Rig Contracted By Shell To Drill Corridor's Anticosti Prospects

Halifax, Nova Scotia, February 26, 1998: Corridor Resources Inc. (CDH - ASE) was advised today by Shell Canada Limited that Shell has contracted the Ralex #4 drilling rig, from Quebec, to drill two wells on Anticosti Island. Shell expects to mobilize operations in May and to spud the first well around the first of June. These wells are the first of four exploration wells which Shell has committed to drill and operate on exploration licenses held by Corridor on Anticosti Island, Quebec. During the next three years, a total of 4 wells are to be drilled and 500 kilometres of seismic conducted at Shell's sole risk and expense, up to the maximum earning expenditure of $20 million. Shell has also advised Corridor that operations on Anticosti Island are expected to commence this May, subject to receiving approval from the relevant Quebec government departments.

Upon completing its farmin obligations as set forth in the agreement, Shell will earn an undivided 100% working interest and will retain 100% of the funding obligations in the farmout lands, subject to a 12% over-riding royalty payable to Corridor on production from exploration licenses covering an area of 260,000 acres (the "A" lands), and a 10% over-riding royalty payable to Corridor on production from the exploration licenses covering approximately 2,110,000 acres (the &B& lands) on the balance of Anticosti Island, excluding Vaureal Park.

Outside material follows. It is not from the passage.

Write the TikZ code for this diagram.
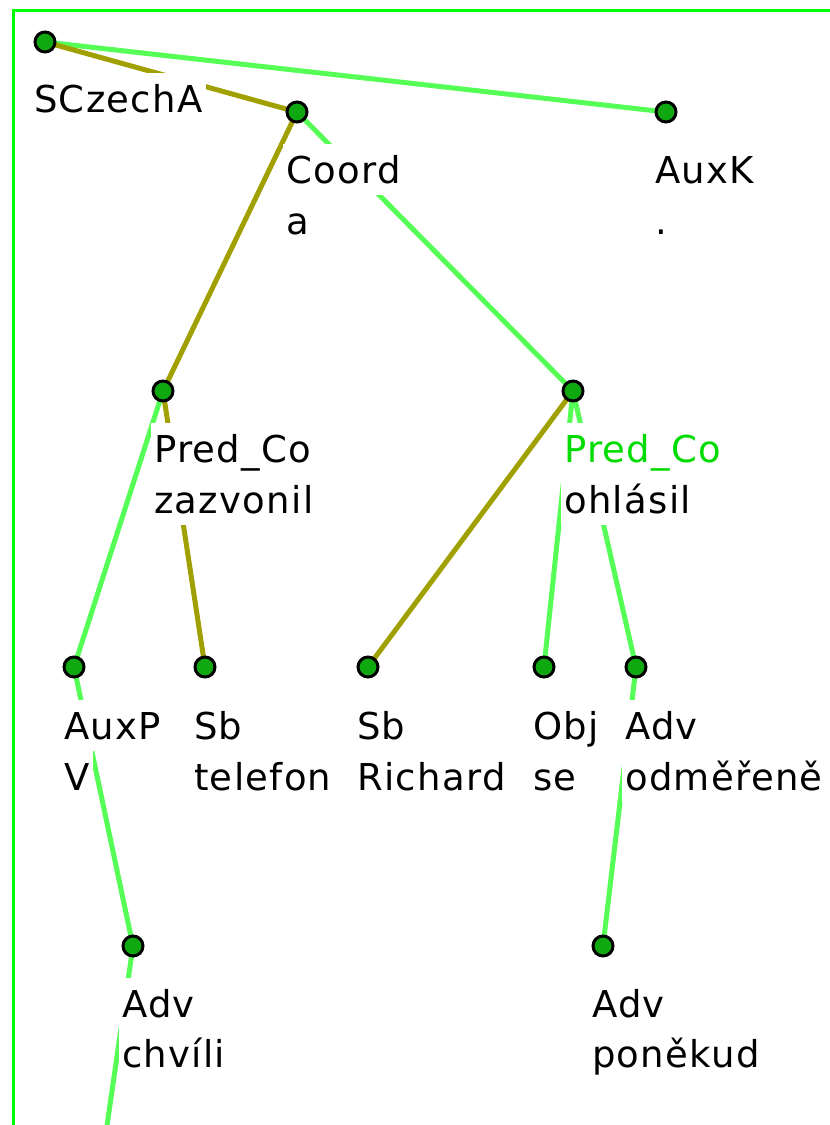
\documentclass[tikz,border=0pt]{standalone}
\usepackage{fontspec}
\setmainfont{DejaVu Sans}[LetterSpace=3.5]
\usetikzlibrary{calc}
\pgfdeclarelayer{edgelayer}
\pgfdeclarelayer{labellayer}
\pgfsetlayers{edgelayer,labellayer,main}
\definecolor{olivelink}{RGB}{160,160,0}
\definecolor{greenlink}{RGB}{85,255,85}
\definecolor{framegreen}{RGB}{0,255,0}
\definecolor{dotfill}{RGB}{16,168,16}
\definecolor{labgreen}{RGB}{0,220,0}
\newcommand{\labfont}{\fontsize{37}{44}\selectfont}
\begin{document}
\begin{tikzpicture}[x=1pt,y=-1pt,
  dot/.style={circle,draw=black,line width=3pt,fill=dotfill,minimum size=20pt,inner sep=0pt},
  lbl/.style={fill=white,anchor=base west,inner xsep=3pt,inner ysep=0pt,text height=39pt,text depth=12pt,font=\labfont},
  olink/.style={draw=olivelink,line width=5pt},
  glink/.style={draw=greenlink,line width=5pt},
  frame/.style={draw=framegreen,line width=3pt}]
\useasboundingbox (0,0) rectangle (830,1125);
\clip (0,0) rectangle (830,1125);
\draw[frame] (13,10) rectangle (900,1200);
% tree nodes
\node[dot] (root) at (45,42) {};
\node[dot] (coord) at (297,112) {};
\node[dot] (auxk) at (666,112) {};
\node[dot] (predl) at (163,391) {};
\node[dot] (predr) at (573,391) {};
\node[dot] (auxp) at (74,667) {};
\node[dot] (sbt) at (205,667) {};
\node[dot] (sbr) at (368,667) {};
\node[dot] (obj) at (544,667) {};
\node[dot] (advo) at (636,667) {};
\node[dot] (advc) at (133,946) {};
\node[dot] (advp) at (603,946) {};
\coordinate (below) at (102,1160);
% edges
\begin{pgfonlayer}{edgelayer}
\draw[glink] (root.center) -- (auxk.center);
\draw[olink] (root.center) -- (coord.center);
\draw[olink] (coord.center) -- (predl.center);
\draw[glink] (coord.center) -- (predr.center);
\draw[glink] (predl.center) -- (auxp.center);
\draw[olink] (predl.center) -- (sbt.center);
\draw[olink] (predr.center) -- (sbr.center);
\draw[glink] (predr.center) -- (obj.center);
\draw[glink] (predr.center) -- (advo.center);
\draw[glink] (auxp.center) -- (advc.center);
\draw[glink] (advc.center) -- (below);
\draw[glink] (advo.center) -- (advp.center);
\end{pgfonlayer}
% labels
\begin{pgfonlayer}{labellayer}
\node[lbl] (rootA) at ($(root)+(-14,70)$) {SCzechA};
\node[lbl] (coordA) at ($(coord)+(-14,71)$) {Coord};
\node[lbl] (coordB) at ($(coord)+(-14,122)$) {a};
\node[lbl] (auxkA) at ($(auxk)+(-14,71)$) {AuxK};
\node[lbl] (auxkB) at ($(auxk)+(-14,122)$) {.};
\node[lbl] (predlA) at ($(predl)+(-12,71)$) {Pred\_Co};
\node[lbl] (predlB) at ($(predl)+(-12,122)$) {zazvonil};
\node[lbl,text=labgreen] (predrA) at ($(predr)+(-12,71)$) {Pred\_Co};
\node[lbl] (predrB) at ($(predr)+(-12,122)$) {ohlásil};
\node[lbl] (auxpA) at ($(auxp)+(-13,72)$) {AuxP};
\node[lbl] (auxpB) at ($(auxp)+(-13,123)$) {V};
\node[lbl] (sbtA) at ($(sbt)+(-14,72)$) {Sb};
\node[lbl] (sbtB) at ($(sbt)+(-14,123)$) {telefon};
\node[lbl] (sbrA) at ($(sbr)+(-14,72)$) {Sb};
\node[lbl] (sbrB) at ($(sbr)+(-14,123)$) {Richard};
\node[lbl] (objA) at ($(obj)+(-14,72)$) {Obj};
\node[lbl] (objB) at ($(obj)+(-14,123)$) {se};
\node[lbl] (advoA) at ($(advo)+(-14,72)$) {Adv};
\node[lbl] (advoB) at ($(advo)+(-14,123)$) {odměřeně};
\node[lbl] (advcA) at ($(advc)+(-14,71)$) {Adv};
\node[lbl] (advcB) at ($(advc)+(-14,121)$) {chvíli};
\node[lbl] (advpA) at ($(advp)+(-14,71)$) {Adv};
\node[lbl] (advpB) at ($(advp)+(-14,121)$) {poněkud};
\end{pgfonlayer}
\end{tikzpicture}
\end{document}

Once 5 million barrels of oil equivalent have been produced and removed from the island, Corridor's 12% and 10% over-riding royalties will automatically convert to 35% and 30% Corridor working interests in the "A" and &B& lands respectively, at no cost to Corridor.

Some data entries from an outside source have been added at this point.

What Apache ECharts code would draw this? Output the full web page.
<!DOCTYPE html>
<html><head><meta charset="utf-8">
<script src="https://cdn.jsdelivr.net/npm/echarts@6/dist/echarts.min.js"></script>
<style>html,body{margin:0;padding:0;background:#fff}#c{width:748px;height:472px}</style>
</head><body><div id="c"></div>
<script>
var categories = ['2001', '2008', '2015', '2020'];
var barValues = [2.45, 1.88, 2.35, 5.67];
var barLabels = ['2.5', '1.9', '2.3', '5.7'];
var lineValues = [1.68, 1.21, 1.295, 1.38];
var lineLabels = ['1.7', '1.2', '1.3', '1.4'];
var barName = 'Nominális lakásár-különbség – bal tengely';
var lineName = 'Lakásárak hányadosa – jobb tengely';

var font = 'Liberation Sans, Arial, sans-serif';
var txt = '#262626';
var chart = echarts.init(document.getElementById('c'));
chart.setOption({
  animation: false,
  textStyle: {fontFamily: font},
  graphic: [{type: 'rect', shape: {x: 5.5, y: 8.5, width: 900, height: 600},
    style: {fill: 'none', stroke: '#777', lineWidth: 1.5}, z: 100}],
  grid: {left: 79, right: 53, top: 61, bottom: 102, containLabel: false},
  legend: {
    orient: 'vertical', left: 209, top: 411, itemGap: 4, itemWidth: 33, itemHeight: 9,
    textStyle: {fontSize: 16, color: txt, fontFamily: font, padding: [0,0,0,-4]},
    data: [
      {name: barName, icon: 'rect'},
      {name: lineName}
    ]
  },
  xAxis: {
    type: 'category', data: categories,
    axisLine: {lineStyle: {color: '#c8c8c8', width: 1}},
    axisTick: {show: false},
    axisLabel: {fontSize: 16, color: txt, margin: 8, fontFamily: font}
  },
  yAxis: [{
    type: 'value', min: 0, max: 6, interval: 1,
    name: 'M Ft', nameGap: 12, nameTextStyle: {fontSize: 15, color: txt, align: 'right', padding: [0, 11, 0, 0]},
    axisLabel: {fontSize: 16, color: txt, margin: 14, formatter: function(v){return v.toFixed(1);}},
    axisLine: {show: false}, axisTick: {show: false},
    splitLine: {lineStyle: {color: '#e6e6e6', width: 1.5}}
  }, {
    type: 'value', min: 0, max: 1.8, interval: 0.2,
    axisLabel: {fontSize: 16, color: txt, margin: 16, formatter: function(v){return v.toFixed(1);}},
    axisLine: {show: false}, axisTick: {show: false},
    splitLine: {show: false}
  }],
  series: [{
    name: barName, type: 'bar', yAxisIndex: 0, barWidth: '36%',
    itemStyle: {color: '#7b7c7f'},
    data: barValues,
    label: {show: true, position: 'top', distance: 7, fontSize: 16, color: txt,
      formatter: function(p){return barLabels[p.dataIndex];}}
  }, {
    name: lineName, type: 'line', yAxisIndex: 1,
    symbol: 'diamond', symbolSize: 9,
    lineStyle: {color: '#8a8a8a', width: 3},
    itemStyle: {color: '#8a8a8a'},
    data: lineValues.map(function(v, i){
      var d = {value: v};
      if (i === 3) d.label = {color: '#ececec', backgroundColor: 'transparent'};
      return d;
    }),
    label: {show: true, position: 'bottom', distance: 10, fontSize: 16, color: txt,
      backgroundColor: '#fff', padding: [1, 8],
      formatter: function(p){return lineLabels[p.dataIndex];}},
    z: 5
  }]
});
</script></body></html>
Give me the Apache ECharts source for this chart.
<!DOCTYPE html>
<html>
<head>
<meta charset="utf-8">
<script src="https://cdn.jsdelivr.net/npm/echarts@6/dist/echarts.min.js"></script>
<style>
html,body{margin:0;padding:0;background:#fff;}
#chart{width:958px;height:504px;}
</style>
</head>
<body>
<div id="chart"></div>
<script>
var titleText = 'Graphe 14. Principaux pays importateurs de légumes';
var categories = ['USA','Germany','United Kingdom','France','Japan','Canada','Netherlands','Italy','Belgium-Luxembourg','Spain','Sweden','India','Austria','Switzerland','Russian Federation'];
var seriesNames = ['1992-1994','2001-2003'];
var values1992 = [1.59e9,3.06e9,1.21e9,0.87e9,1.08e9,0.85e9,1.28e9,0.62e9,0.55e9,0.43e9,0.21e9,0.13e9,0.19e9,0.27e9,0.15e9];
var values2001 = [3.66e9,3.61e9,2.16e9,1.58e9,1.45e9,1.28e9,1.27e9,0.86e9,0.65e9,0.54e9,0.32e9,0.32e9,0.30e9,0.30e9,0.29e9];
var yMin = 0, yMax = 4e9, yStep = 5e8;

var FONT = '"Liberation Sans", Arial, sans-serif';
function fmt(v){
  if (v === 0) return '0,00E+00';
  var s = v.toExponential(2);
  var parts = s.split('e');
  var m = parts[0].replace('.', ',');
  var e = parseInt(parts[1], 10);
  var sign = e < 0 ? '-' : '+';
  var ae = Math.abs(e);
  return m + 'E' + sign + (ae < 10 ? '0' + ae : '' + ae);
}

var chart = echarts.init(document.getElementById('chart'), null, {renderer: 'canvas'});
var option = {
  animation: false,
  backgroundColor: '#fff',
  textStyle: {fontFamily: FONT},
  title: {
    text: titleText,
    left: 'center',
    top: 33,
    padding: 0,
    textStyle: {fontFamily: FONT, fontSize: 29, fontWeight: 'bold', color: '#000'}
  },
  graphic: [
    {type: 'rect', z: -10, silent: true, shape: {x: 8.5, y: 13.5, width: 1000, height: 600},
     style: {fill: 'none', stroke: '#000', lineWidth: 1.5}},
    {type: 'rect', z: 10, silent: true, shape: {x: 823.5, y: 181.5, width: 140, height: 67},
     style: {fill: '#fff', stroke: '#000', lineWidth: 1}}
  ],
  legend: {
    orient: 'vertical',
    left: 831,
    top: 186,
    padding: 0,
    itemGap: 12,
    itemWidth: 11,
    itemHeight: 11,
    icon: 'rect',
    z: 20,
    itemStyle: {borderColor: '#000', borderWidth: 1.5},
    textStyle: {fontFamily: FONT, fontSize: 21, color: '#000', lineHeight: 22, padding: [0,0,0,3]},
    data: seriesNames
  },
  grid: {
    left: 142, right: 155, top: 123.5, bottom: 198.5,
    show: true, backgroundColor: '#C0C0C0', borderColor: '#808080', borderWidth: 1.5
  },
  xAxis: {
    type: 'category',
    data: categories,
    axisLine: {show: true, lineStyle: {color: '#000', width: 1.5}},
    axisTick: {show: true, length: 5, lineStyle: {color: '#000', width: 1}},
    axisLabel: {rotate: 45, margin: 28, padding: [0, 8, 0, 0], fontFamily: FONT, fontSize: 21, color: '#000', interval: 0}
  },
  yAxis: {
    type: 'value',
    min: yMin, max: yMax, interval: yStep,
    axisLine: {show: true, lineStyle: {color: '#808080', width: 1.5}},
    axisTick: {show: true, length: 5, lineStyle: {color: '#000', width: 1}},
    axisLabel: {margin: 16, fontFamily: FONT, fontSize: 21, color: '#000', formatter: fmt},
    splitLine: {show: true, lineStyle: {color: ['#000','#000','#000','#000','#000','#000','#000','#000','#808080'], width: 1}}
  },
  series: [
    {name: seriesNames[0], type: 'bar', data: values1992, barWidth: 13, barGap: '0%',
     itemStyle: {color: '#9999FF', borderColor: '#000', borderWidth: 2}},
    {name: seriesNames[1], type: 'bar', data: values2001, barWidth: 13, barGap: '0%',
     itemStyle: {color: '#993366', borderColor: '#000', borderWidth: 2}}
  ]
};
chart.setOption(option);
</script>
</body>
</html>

Corridor has engaged N. C. Fuller & Associates of London, England to carry out investor relations and corporate communications services in Europe for Corridor.

Corridor is a junior natural resource corporation focussing on oil and gas exploration in eastern Canada. The head office of Corridor is located in Halifax, Nova Scotia, and its common shares trade on the Alberta Stock Exchange under the symbol CDH.

This press release contains certain forward looking statements relating to, but not limited to, Corridor's operations, anticipated financial performance, business prospects and strategies, including expectations relating to production levels; capital expenditure programs; the quantity of natural gas reserves; projections of market prices; projections of costs; supply and demand for natural gas; expectations regarding the ability to raise capital and to continually add to reserves through exploration and development; and treatment under governmental regulatory regimes. These statements are based on current expectations that involve numerous assumptions regarding factors and risks that could cause actual results to vary materially, including, without limitation to, the following factors: risks associated with oil and gas exploration, financial risks, substantial capital requirements, bank financing, government regulation, environmental, prices, markets and marketing, dependence on key personnel, dependence on Potash Corporation of Saskatchewan, Inc., availability of drilling equipment and access, risks may not be insurable, management of growth, expiration of licenses and leases, reserves estimates, seasonality, competition, conflicts of interest, Kyoto Protocol, issuance of debt, title to properties and hedging. There is no representation by Corridor that actual results achieved will be the same in whole or in part as those set out in the forward looking information. Furthermore, the forward looking statements contained in this press release are made as of the date hereof, and Corridor undertakes no obligation, except as required by applicable securities legislation, to update publicly or to revise any of the included forward looking statements, whether as a result of new information, future events or otherwise.